Het voorstel is om de beleidswaarde op 4 punten te verbeteren: 

  1. de disconteringsvoet
    De disconteringsvoet van de beleidswaarde wordt losgekoppeld van de marktwaarde en er wordt sectorale methodologie geïntroduceerd voor de disconteringsvoet in de beleidswaarde. Deze disconteringsvoet wordt bepaald op sectorniveau, gebaseerd op data uit geverifieerde bronnen met duidelijke afspraken over de methodiek. Daardoor valt deze iets lager uit dan de huidige disconteringsvoet, en neemt de beleidswaarde toe. Er is gekozen voor één disconteringsvoet op sectorniveau omdat regionale woningmarktverschillen in veel mindere mate van invloed zijn op het risicoprofiel van corporaties. Hierdoor kan de disconteringsvoet op een eenduidige, objectieve en voorspelbare manier worden vastgesteld. En ontstaat er een vrij stabiele en veel minder volatiele discontovoet die passend is bij het risicoprofiel van de sector. Dit maakt de investeringscapaciteit (op basis van de beleidswaarde) veel voorspelbaarder. 
     
  2. de onderhoudsbegroting
    De onderhoudskosten worden nu verdeeld over de jaren (de onderhoudsnorm), maar straks ingerekend in het jaar waarin het specifieke onderhoud begroot is. De onderhoudsbegroting wordt nu al gebruikt om de onderhoudsnorm te bepalen. Met deze aanpassing wordt de bepaling makkelijker en wordt er beter rekening gehouden met de fasering in de tijd van het onderhoud. Voor nieuwbouwwoningen zal het onderhoud minder zwaar meetellen, omdat de eerste 10-20 jaar nog weinig onderhoud te verwachten is. Voor woningen die op korte termijn groot onderhoud nodig hebben, zal het zwaarder meetellen.
     
  3. de levensduur
    In de huidige methodiek wordt gewerkt met een fictieve eindwaarde na 15 jaar, die gebaseerd is op een eeuwigdurende exploitatie. De knip na 15 jaar voegt voor de beleidswaarde niets toe, terwijl het de beleidswaarde wel veel minder inzichtelijk en begrijpelijk maakt. Een oneindige levensduur is ook weinig inzichtelijk. Daarbij is het niet wenselijk om kasstromen in te toekomst nog een weging te geven, ook al zou dat met een lagere disconteringsvoet wel kunnen. Bovendien is het ook niet zinvol om een onderhoudsbegroting voor de eeuwigheid vast te stellen. Daarom is het voorstel om te werken met een vaste levensduur van 60 jaar. Deze levensduur is dan voor alle woningen gelijk en loopt niet af.
     
  4. het inrekenen van verplichte investeringen.
    Een bekend aandachtspunt van de beleidswaarde is de beperkte aandacht voor het inrekenen voor (instandhoudings)investeringen in bestaand bezit. In het voorstel is opgenomen om investeringen die in sterke mate een verplicht karakter hebben, in te rekenen. Hierbij gaat het in eerste instantie om het verbeteren van woningen met een EFG-label en het inrekenen van hybride warmtepompen in de onderhoudsbegroting. 

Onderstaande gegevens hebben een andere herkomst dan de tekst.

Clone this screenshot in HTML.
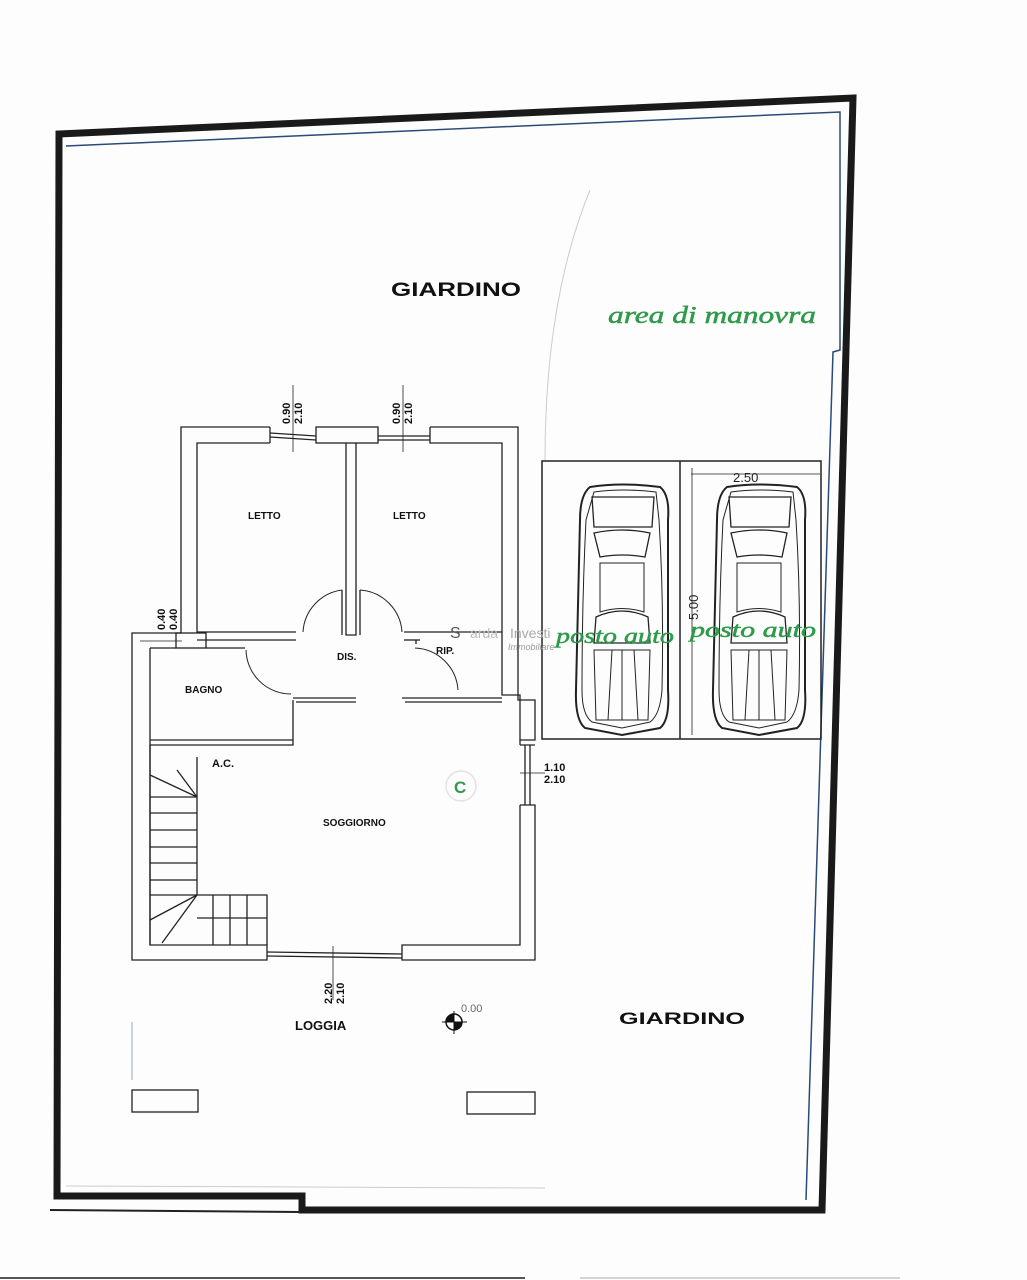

    Uiteraard is dit aanleiding voor herkalibratie van de normen uit het gezamenlijk beoordelingskader van AW en WSW. Dat proces is al opgestart, en zal enige tijd in beslag nemen. Deze aanpassingen treden  per boekjaar 2024 in werking. De investeringsruimte op basis van de beleidswaarde blijft hierdoor grosso modo gelijk, de minister schrijft hierover het volgende: “Omdat Aw en WSW geen aanleiding zien om hun risico-inschattingen aan te passen, is hierbij is niet te verwachten dat de financiële ruimte voor corporaties substantieel anders wordt dan nu. Evengoed als dat door de aanpassing van de beleidswaarde de financiële ruimte niet kan groeien, is het ook niet logisch dat een verbetering van de waarderingsmethodiek leidt tot een verslechtering van de financiële positie.”  Begin 2024 worden de uitkomsten hiervan verwacht. 

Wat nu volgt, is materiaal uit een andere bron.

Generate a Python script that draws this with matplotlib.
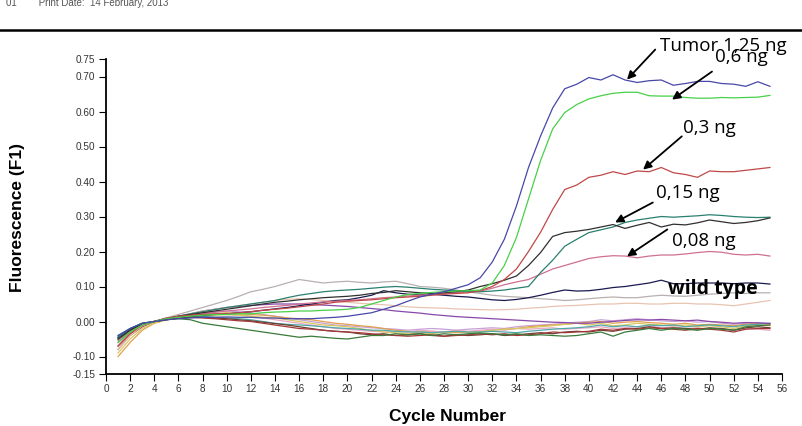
import matplotlib
matplotlib.use("Agg")
import matplotlib.pyplot as plt
from matplotlib.lines import Line2D

cycles = list(range(1, 56))

tumor_125 = [-0.04, -0.02, -0.005, 0.0, 0.005, 0.008, 0.01, 0.012, 0.012, 0.013,
             0.012, 0.012, 0.01, 0.01, 0.008, 0.008, 0.008, 0.01, 0.012, 0.015,
             0.02, 0.025, 0.035, 0.045, 0.058, 0.07, 0.078, 0.085, 0.095, 0.105,
             0.125, 0.17, 0.235, 0.33, 0.44, 0.53, 0.61, 0.665, 0.678, 0.697,
             0.69, 0.705, 0.69, 0.683, 0.688, 0.69, 0.675, 0.68, 0.686, 0.686,
             0.68, 0.678, 0.672, 0.685, 0.672]
ng_06 = [-0.06, -0.03, -0.01, 0.0, 0.008, 0.012, 0.015, 0.018, 0.02, 0.02,
         0.022, 0.022, 0.025, 0.027, 0.028, 0.03, 0.03, 0.032, 0.033, 0.035,
         0.04, 0.05, 0.06, 0.07, 0.077, 0.08, 0.083, 0.085, 0.087, 0.088,
         0.09, 0.11, 0.16, 0.24, 0.35, 0.46, 0.55, 0.597, 0.62, 0.636,
         0.645, 0.652, 0.655, 0.655, 0.645, 0.644, 0.644, 0.64, 0.638, 0.638,
         0.64, 0.639, 0.64, 0.641, 0.646]
ng_03 = [-0.07, -0.035, -0.01, 0.0, 0.01, 0.015, 0.018, 0.02, 0.022, 0.022,
         0.025, 0.028, 0.032, 0.035, 0.038, 0.042, 0.046, 0.05, 0.055, 0.058,
         0.06, 0.062, 0.065, 0.068, 0.07, 0.072, 0.075, 0.078, 0.08, 0.082,
         0.088, 0.1, 0.12, 0.15, 0.2, 0.255, 0.32, 0.377, 0.39, 0.412,
         0.418, 0.428, 0.42, 0.43, 0.428, 0.44, 0.425, 0.42, 0.412, 0.43,
         0.428, 0.428, 0.432, 0.436, 0.44]
ng_015_a = [-0.05, -0.025, -0.008, 0.0, 0.008, 0.015, 0.02, 0.025, 0.03, 0.035,
            0.04, 0.045, 0.05, 0.055, 0.058, 0.062, 0.065, 0.068, 0.07, 0.072,
            0.075, 0.08, 0.083, 0.088, 0.085, 0.082, 0.08, 0.082, 0.085, 0.09,
            0.1, 0.108, 0.118, 0.13, 0.16, 0.197, 0.243, 0.254, 0.258, 0.263,
            0.27, 0.277, 0.266, 0.275, 0.283, 0.27, 0.278, 0.276, 0.282, 0.29,
            0.285, 0.28, 0.283, 0.288, 0.296]
ng_015_b = [-0.045, -0.02, -0.005, 0.0, 0.008, 0.015, 0.022, 0.028, 0.034, 0.04,
            0.045, 0.05, 0.055, 0.06, 0.068, 0.075, 0.08, 0.085, 0.088, 0.09,
            0.092, 0.095, 0.098, 0.1, 0.098, 0.095, 0.092, 0.09, 0.088, 0.085,
            0.085, 0.087, 0.09, 0.095, 0.1, 0.14, 0.175, 0.215, 0.235, 0.254,
            0.262, 0.27, 0.283, 0.29, 0.295, 0.3, 0.298, 0.3, 0.302, 0.305,
            0.303, 0.3, 0.298, 0.297, 0.298]
ng_008 = [-0.055, -0.028, -0.008, 0.0, 0.008, 0.012, 0.018, 0.022, 0.026, 0.03,
          0.033, 0.036, 0.04, 0.043, 0.046, 0.05, 0.053, 0.056, 0.058, 0.06,
          0.062, 0.065, 0.068, 0.07, 0.073, 0.075, 0.078, 0.08, 0.082, 0.085,
          0.087, 0.095, 0.105, 0.113, 0.12, 0.135, 0.15, 0.16, 0.17, 0.18,
          0.185, 0.188, 0.187, 0.182, 0.187, 0.19, 0.19, 0.193, 0.197, 0.2,
          0.198, 0.192, 0.19, 0.192, 0.187]
wild_type = [-0.045, -0.022, -0.006, 0.0, 0.006, 0.01, 0.014, 0.018, 0.02, 0.022,
             0.025, 0.028, 0.032, 0.036, 0.04, 0.045, 0.05, 0.055, 0.06, 0.062,
             0.068, 0.075, 0.088, 0.082, 0.078, 0.076, 0.078, 0.075, 0.072, 0.07,
             0.066, 0.062, 0.06, 0.063, 0.068, 0.075, 0.083, 0.09, 0.087, 0.088,
             0.092, 0.097, 0.1, 0.105, 0.11, 0.118, 0.108, 0.108, 0.11, 0.11,
             0.11, 0.108, 0.11, 0.11, 0.107]
wt_gray = [-0.06, -0.03, -0.01, 0.0, 0.01, 0.02, 0.03, 0.04, 0.05, 0.06,
           0.072, 0.085, 0.092, 0.1, 0.11, 0.12, 0.115, 0.11, 0.113, 0.115,
           0.112, 0.11, 0.113, 0.115, 0.108, 0.1, 0.098, 0.095, 0.09, 0.085,
           0.08, 0.075, 0.072, 0.07, 0.068, 0.065, 0.063, 0.06, 0.062, 0.065,
           0.068, 0.07, 0.068, 0.068, 0.072, 0.075, 0.073, 0.072, 0.075, 0.078,
           0.08, 0.082, 0.08, 0.082, 0.082]
wt_peach = [-0.08, -0.04, -0.012, 0.0, 0.008, 0.015, 0.022, 0.03, 0.035, 0.04,
            0.045, 0.05, 0.055, 0.06, 0.063, 0.065, 0.063, 0.06, 0.058, 0.055,
            0.052, 0.05, 0.048, 0.045, 0.042, 0.04, 0.039, 0.038, 0.036, 0.035,
            0.034, 0.033, 0.034, 0.035, 0.038, 0.04, 0.043, 0.045, 0.046, 0.048,
            0.05, 0.05, 0.052, 0.052, 0.05, 0.05, 0.052, 0.052, 0.05, 0.05,
            0.048, 0.045, 0.05, 0.055, 0.06]
neg_purple = [-0.045, -0.022, -0.006, 0.0, 0.008, 0.015, 0.022, 0.03, 0.035, 0.04,
              0.043, 0.046, 0.048, 0.05, 0.05, 0.05, 0.048, 0.047, 0.045, 0.043,
              0.04, 0.037, 0.034, 0.03, 0.027, 0.024, 0.02, 0.017, 0.014, 0.012,
              0.01, 0.008, 0.006, 0.004, 0.002, 0.0, -0.002, -0.003, -0.005, -0.005,
              -0.002, 0.0, 0.003, 0.005, 0.004, 0.006, 0.004, 0.002, 0.004, 0.0,
              -0.002, -0.005, -0.003, -0.004, -0.006]
neg_dkgreen = [-0.05, -0.03, -0.01, 0.0, 0.005, 0.008, 0.005, -0.005, -0.01, -0.015,
               -0.02, -0.025, -0.03, -0.035, -0.04, -0.045, -0.042, -0.045, -0.048, -0.05,
               -0.045, -0.04, -0.04, -0.035, -0.038, -0.035, -0.04, -0.035, -0.038, -0.035,
               -0.033, -0.035, -0.038, -0.035, -0.04, -0.038, -0.04, -0.042, -0.04, -0.035,
               -0.03, -0.042, -0.03, -0.025, -0.02, -0.025, -0.02, -0.022, -0.025, -0.02,
               -0.022, -0.025, -0.015, -0.012, -0.01]
neg_teal = [-0.04, -0.02, -0.005, 0.0, 0.005, 0.01, 0.012, 0.015, 0.012, 0.01,
            0.008, 0.005, 0.0, -0.005, -0.008, -0.01, -0.012, -0.015, -0.018, -0.02,
            -0.022, -0.025, -0.025, -0.028, -0.03, -0.03, -0.032, -0.03, -0.028, -0.03,
            -0.03, -0.028, -0.03, -0.032, -0.028, -0.025, -0.022, -0.02, -0.018, -0.015,
            -0.01, -0.015, -0.012, -0.015, -0.01, -0.012, -0.01, -0.015, -0.012, -0.01,
            -0.012, -0.015, -0.01, -0.008, -0.005]
neg_yellow = [-0.09, -0.05, -0.02, -0.005, 0.005, 0.01, 0.012, 0.015, 0.018, 0.02,
              0.018, 0.015, 0.012, 0.01, 0.005, 0.0, -0.005, -0.01, -0.012, -0.015,
              -0.02, -0.025, -0.03, -0.032, -0.035, -0.032, -0.035, -0.03, -0.028, -0.03,
              -0.03, -0.025, -0.022, -0.02, -0.018, -0.015, -0.012, -0.008, -0.005, -0.01,
              -0.005, -0.012, -0.01, -0.005, -0.008, -0.01, -0.012, -0.01, -0.015, -0.012,
              -0.015, -0.02, -0.012, -0.01, -0.012]
neg_brown = [-0.07, -0.035, -0.012, 0.0, 0.005, 0.01, 0.012, 0.012, 0.01, 0.008,
             0.005, 0.002, -0.002, -0.006, -0.01, -0.015, -0.02, -0.025, -0.028, -0.03,
             -0.035, -0.038, -0.035, -0.04, -0.038, -0.035, -0.04, -0.042, -0.038, -0.04,
             -0.038, -0.035, -0.04, -0.038, -0.035, -0.032, -0.035, -0.03, -0.028, -0.03,
             -0.025, -0.028, -0.022, -0.02, -0.015, -0.02, -0.018, -0.02, -0.022, -0.018,
             -0.02, -0.025, -0.018, -0.015, -0.018]
neg_pink = [-0.06, -0.03, -0.01, 0.0, 0.008, 0.012, 0.018, 0.02, 0.022, 0.02,
            0.018, 0.015, 0.01, 0.005, 0.0, -0.005, -0.01, -0.015, -0.02, -0.022,
            -0.025, -0.028, -0.03, -0.028, -0.03, -0.025, -0.028, -0.03, -0.025, -0.028,
            -0.025, -0.022, -0.025, -0.02, -0.022, -0.02, -0.018, -0.022, -0.02, -0.018,
            -0.015, -0.02, -0.018, -0.015, -0.012, -0.018, -0.015, -0.02, -0.018, -0.022,
            -0.02, -0.025, -0.02, -0.022, -0.025]
neg_darkred = [-0.08, -0.04, -0.015, 0.0, 0.008, 0.01, 0.012, 0.01, 0.008, 0.005,
               0.002, 0.0, -0.005, -0.01, -0.015, -0.02, -0.022, -0.025, -0.028, -0.03,
               -0.032, -0.035, -0.038, -0.04, -0.042, -0.04, -0.038, -0.042, -0.04, -0.038,
               -0.035, -0.038, -0.035, -0.04, -0.038, -0.035, -0.03, -0.032, -0.03, -0.028,
               -0.022, -0.025, -0.02, -0.022, -0.018, -0.02, -0.022, -0.025, -0.02, -0.022,
               -0.025, -0.03, -0.022, -0.02, -0.02]
neg_orange = [-0.1, -0.06, -0.025, -0.005, 0.005, 0.01, 0.015, 0.02, 0.022, 0.025,
              0.022, 0.02, 0.018, 0.015, 0.01, 0.008, 0.005, 0.0, -0.005, -0.008,
              -0.012, -0.015, -0.02, -0.025, -0.028, -0.03, -0.028, -0.03, -0.032, -0.03,
              -0.028, -0.025, -0.022, -0.02, -0.015, -0.012, -0.01, -0.008, -0.005, -0.002,
              0.0, -0.005, -0.002, 0.0, -0.003, -0.005, -0.008, -0.005, -0.01, -0.008,
              -0.01, -0.012, -0.008, -0.005, -0.008]
neg_lavender = [-0.05, -0.025, -0.008, 0.0, 0.01, 0.015, 0.02, 0.025, 0.028, 0.03,
                0.028, 0.025, 0.02, 0.015, 0.01, 0.005, 0.0, -0.005, -0.01, -0.012,
                -0.015, -0.018, -0.02, -0.022, -0.025, -0.022, -0.02, -0.022, -0.025, -0.022,
                -0.02, -0.018, -0.02, -0.015, -0.012, -0.01, -0.008, -0.005, -0.002, 0.0,
                0.005, 0.002, 0.005, 0.008, 0.005, 0.002, 0.0, 0.002, -0.002, 0.0,
                -0.005, -0.008, -0.005, -0.003, -0.005]

y_ticks = [-0.15, -0.10, 0.00, 0.10, 0.20, 0.30, 0.40, 0.50, 0.60, 0.70, 0.75]
x_ticks = list(range(0, 57, 2))

series = [
    (neg_lavender, "#c8a0d8"), (neg_orange, "#e0a050"), (neg_pink, "#e8a8c8"),
    (neg_yellow, "#d8c860"), (neg_teal, "#50a8a8"), (neg_brown, "#6a4030"),
    (neg_darkred, "#a03838"), (neg_dkgreen, "#3a7a3a"), (neg_purple, "#8848a8"),
    (wt_peach, "#e8c4b0"), (wt_gray, "#b8b0b0"), (wild_type, "#1a1a50"),
    (ng_008, "#d07090"), (ng_015_b, "#2a8070"), (ng_015_a, "#303030"),
    (ng_03, "#c04848"), (ng_06, "#48d048"), (tumor_125, "#4848a8"),
]

fig = plt.figure(figsize=(8.03, 4.26), dpi=100)
ax = fig.add_axes([106 / 803, 1 - 374 / 426, 676 / 803, (374 - 59) / 426])

for vals, col in series:
    ax.plot(cycles, vals, color=col, lw=0.9)

ax.set_xlim(0, 56)
ax.set_ylim(-0.15, 0.75)
ax.set_xticks(x_ticks)
ax.set_xticklabels([str(t) for t in x_ticks])
ax.set_yticks(y_ticks)
ax.set_yticklabels([f"{t:.2f}" for t in y_ticks])
for s in ["top", "right"]:
    ax.spines[s].set_visible(False)
for s in ["left", "bottom"]:
    ax.spines[s].set_linewidth(1.3)
ax.tick_params(axis="both", direction="out", length=5, width=0.8, pad=2.5,
               labelsize=7.2, labelcolor="#333333")
for lab in ax.get_xticklabels() + ax.get_yticklabels():
    lab.set_family("Liberation Sans")

fig.text(18 / 803, 1 - 218 / 426, "Fluorescence (F1)", rotation=90, ha="center",
         va="center", fontsize=12.5, fontweight="bold", family="Liberation Sans")
fig.text(448 / 803, 1 - 416 / 426, "Cycle Number", ha="center", va="center",
         fontsize=12.5, fontweight="bold", family="Liberation Sans")

# header
fig.text(6 / 803, 1 - 3 / 426, "01        Print Date:  14 February, 2013", ha="left",
         va="center", fontsize=7, color="#555555", family="Liberation Sans")
fig.add_artist(Line2D([0, 1], [1 - 30 / 426, 1 - 30 / 426], color="black", lw=1.8,
                      transform=fig.transFigure))

# annotations
labels = [
    ("Tumor 1,25 ng", (51.1, 0.788), (45.5, 0.777), (43.16, 0.691)),
    ("0,6 ng", (52.6, 0.755), (50.2, 0.714), (46.89, 0.634)),
    ("0,3 ng", (50.0, 0.554), (47.7, 0.529), (44.49, 0.434)),
    ("0,15 ng", (48.2, 0.366), (45.3, 0.34), (42.17, 0.283)),
    ("0,08 ng", (49.5, 0.231), (46.5, 0.263), (43.16, 0.186)),
]
for txt, tpos, tail, head in labels:
    ax.text(tpos[0], tpos[1], txt, ha="center", va="center", fontsize=13.5,
            family="Open Sans", color="black", clip_on=False)
    ax.annotate("", xy=head, xytext=tail, annotation_clip=False,
                arrowprops=dict(arrowstyle="-|>", color="black", lw=1.3,
                                mutation_scale=12, shrinkA=0, shrinkB=0))
ax.text(50.3, 0.094, "wild type", ha="center", va="center", fontsize=14,
        fontweight="bold", family="Open Sans", color="black")

fig.savefig("out.png", dpi=100, facecolor="white")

Haalbaarheidsonderzoek marktwaarde

Voor de marktwaarde is geconstateerd dat het huidige stelsel met een basis en full waardering op de langere termijn niet houdbaar is. De afgelopen jaren was er al veel discussie over deze waarderingsmethodiek, mede door relatief grote verschillen tussen de uitkomsten. Ook leidt het tot veel discussie met accountants bij de vaststelling van de jaarrekening. Om ook de administratieve lasten te beperken, wordt een haalbaarheidsonderzoek uitgevoerd naar een nieuwe methodiek waarbij zo veel mogelijk de marktwaarde van al het corporatiebezit landelijk en modelmatig kan worden bepaald en gevalideerd, en de corporaties de data aanleveren. WSW coördineert dit onderzoek in nauwe samenwerking met BZK, de AW en Aedes. Het nieuwe systeem gaat in per boekjaar 2025.